Begin with the first line and repeat exactly through the line containing "Pie, Cell, Legend"; leave every image out.

## start Recorded information

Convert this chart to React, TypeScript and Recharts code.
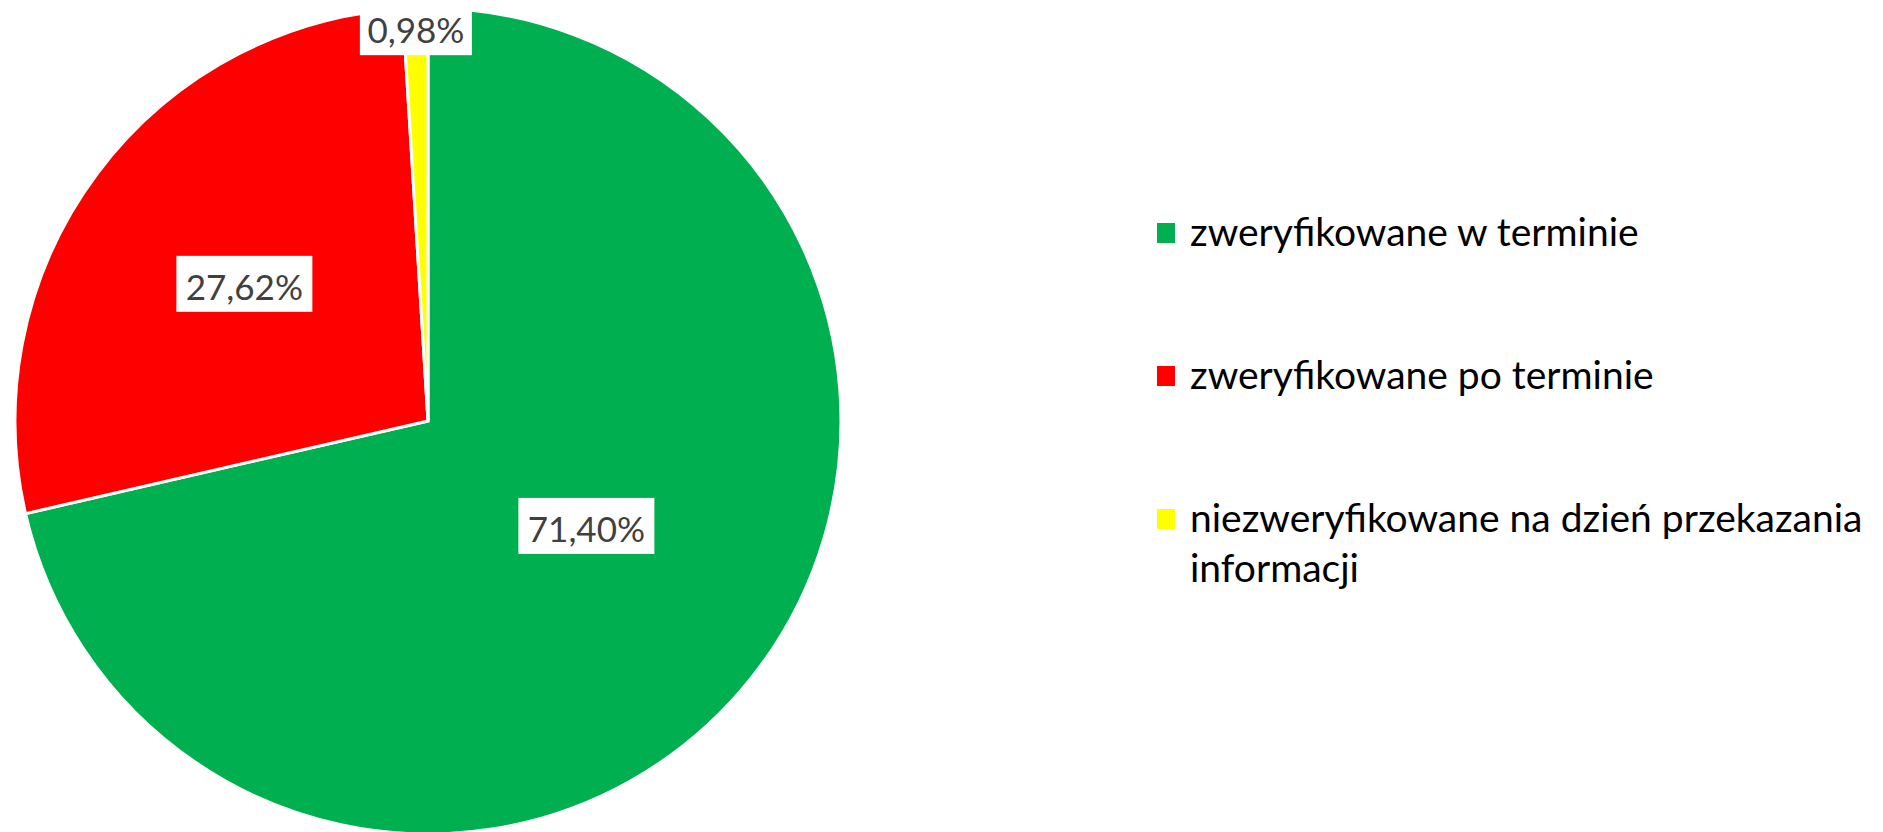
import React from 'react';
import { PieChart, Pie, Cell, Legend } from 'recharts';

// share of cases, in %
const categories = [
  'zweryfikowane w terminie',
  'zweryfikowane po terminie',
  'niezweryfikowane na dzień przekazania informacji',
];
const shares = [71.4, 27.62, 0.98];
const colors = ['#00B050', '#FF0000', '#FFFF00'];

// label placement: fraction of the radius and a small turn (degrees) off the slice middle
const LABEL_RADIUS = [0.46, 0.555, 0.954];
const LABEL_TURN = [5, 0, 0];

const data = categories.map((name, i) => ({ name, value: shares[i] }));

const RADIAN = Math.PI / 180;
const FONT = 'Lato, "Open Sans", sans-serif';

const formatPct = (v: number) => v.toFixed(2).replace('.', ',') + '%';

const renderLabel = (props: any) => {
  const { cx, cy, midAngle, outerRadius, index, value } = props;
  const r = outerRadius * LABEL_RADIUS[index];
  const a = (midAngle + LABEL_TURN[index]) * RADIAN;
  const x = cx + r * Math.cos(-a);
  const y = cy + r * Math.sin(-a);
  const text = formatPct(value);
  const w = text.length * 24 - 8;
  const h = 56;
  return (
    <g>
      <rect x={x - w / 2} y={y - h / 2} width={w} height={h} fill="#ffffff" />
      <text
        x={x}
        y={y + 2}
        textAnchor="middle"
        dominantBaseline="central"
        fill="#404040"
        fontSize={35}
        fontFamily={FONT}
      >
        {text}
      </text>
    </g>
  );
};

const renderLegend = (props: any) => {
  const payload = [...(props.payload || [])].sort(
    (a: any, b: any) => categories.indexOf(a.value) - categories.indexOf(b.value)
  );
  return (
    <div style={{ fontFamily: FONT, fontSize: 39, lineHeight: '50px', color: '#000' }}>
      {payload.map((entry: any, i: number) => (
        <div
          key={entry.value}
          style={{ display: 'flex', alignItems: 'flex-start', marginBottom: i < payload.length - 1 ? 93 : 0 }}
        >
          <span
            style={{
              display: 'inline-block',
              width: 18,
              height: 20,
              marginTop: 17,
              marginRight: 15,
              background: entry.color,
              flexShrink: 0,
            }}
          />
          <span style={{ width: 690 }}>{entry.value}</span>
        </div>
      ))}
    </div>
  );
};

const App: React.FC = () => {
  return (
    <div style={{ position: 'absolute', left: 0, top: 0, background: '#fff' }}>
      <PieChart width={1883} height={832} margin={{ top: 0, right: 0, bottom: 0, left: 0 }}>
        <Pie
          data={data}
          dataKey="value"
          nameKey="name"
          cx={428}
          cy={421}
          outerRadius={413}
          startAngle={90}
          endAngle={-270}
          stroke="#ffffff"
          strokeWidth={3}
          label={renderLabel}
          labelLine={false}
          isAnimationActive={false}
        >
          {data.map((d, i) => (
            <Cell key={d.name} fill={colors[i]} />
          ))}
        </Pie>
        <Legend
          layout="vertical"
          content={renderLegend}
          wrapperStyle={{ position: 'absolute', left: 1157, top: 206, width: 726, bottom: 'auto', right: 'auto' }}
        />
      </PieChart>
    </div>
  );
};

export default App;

## end Recorded information

■ **Problem solution**:
Convert this chart to React, TypeScript and Recharts code.
import React from 'react';
import { PieChart, Pie, Cell, Legend } from 'recharts';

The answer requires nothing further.